There has been hunting on Lopez Hill for many generations. Ever since the major predators of deer (wolves
and mountain lions*) were removed from the islands, the deer population has grown unsustainably. Today hunting is the best current hope for keeping the deer population down. The hunting season on Lopez Hill extends for half of the time for the rest of the state, in a compromise between safety and deer population control.
The hunting seasons for Lopez Hill are:
Archery: September 1 – 27
Muzzleloader: September 28 – October 6
Modern Firearms: October 11 – 31
Other areas will have a longer hunting season, with a late season for modern firearms from November 14- 17, archery November 27 – December 31, and muzzleloaders November 28 – December 15. These areas include Chadwick Hill, Point Colville, Iceberg Point, and private property. No hunting is allowed at Odlin South this year.
Wearing ‘hunter orange’ is a good idea during the next couple of months in the woods. As always, please respect others and what they do. We all love the Hill, for various reasons, and we all work to improve it in various ways. We can’t burn bridges on an island.
Thanks to those who work on, use, and just enjoy our more wild areas. We may all be needed to save these places.
—Tim Clark, Lopez Land Bank Steward
* We were informed by Madrona Murphy at Kwiáht that “we’ve never seen reliable reports of mountain lions in the islands in the past. Good records for wolves though.”
Firearms restrictions are in effect in all of San Juan County. From the Washington State Big Game Hunting Pamphlet:
It is unlawful to hunt wildlife in the following firearm restriction areas with centerfire or rimfire rifles, or to fail to comply with additional firearm restrictions, except as established below.

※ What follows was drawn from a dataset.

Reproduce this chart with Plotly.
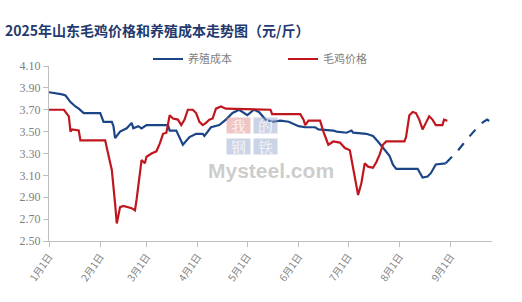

In firearm restriction areas, hunters may hunt only during the season allowed by their tag.
- Archery tag holders may only hunt during archery seasons with archery equipment.
- Muzzleloader tag holders may only hunt during muzzleloader seasons with muzzleloader equipment as defined by department rule.
- Modern firearm tag holders may hunt during established modern firearm seasons with bows and arrows; crossbows; muzzleloaders; revolver-type handguns; or shotguns, so long as the equipment and ammunition complies with department rules.
2 thoughts on “Hunting on Lopez Hill 2014”
Your words and actions don’t do hunters justice…You take more huntable areas away yearly. And local islanders treat hunters like they have the plague, or just plain rude! We’ve spent lots of money there.. and feel your coldness…20 years of hunting there…with groups up to 20 people camping. buying gas and grub, and using the hotel there.. I would say me and my family have spent upwards of $15000. there… Thanks for screwing us out of Odland…That’s where we handicapped liked to hunt. Now it’s a long walk and drag if successful, or no parking for half a mile or better…you liberals shure know how to screw up a good thing! It’s a shame my Daughter has taken several bucks there…now she refuses to go there because of RUDE liberal idiots making rude comments and yelling in the woods to scare off animals! Fact is, that’s happened the last 3 times in a row… Have fun running over your inbreed deer! we will NOT be back!
Sincerely John Covington!
John, I am sorry that you have not been treated well on Lopez Island. The Friends of Lopez Hill have always supported hunting on the Hill, for two reasons: one, for ecological necessity and two, because it is a traditional use of the land. We made sure that the Management Plan would continue to allow hunting on the Hill–and in fact the San Juan County Land Bank made Lopez Hill its first preserve to allow hunting. There are people here who don’t like hunters but that is no excuse to be rude or to disrupt legal hunting. Long time residents know that hunting is important for the health of the deer herds, and many of them still hunt to put food on the table.
The Friends of Lopez Hill were not involved in management decisions to close hunting at Odlin South. It is now administered by San Juan County Parks and they are currently drafting a management plan for the parcel. I can’t tell you exactly why hunting was closed there but I had heard that it was primarily due to concerns by neighboring residents. As you have been coming here for 20 years you know that the island’s population has grown quite a bit, and areas that used to be very sparsely populated now have many more houses. That said, it’s unfortunate that the only accessible hunting on the island is no longer available to handicapped.
Thank you for taking the time to let us know about your experiences. Again, I am sorry that people here treated you rudely.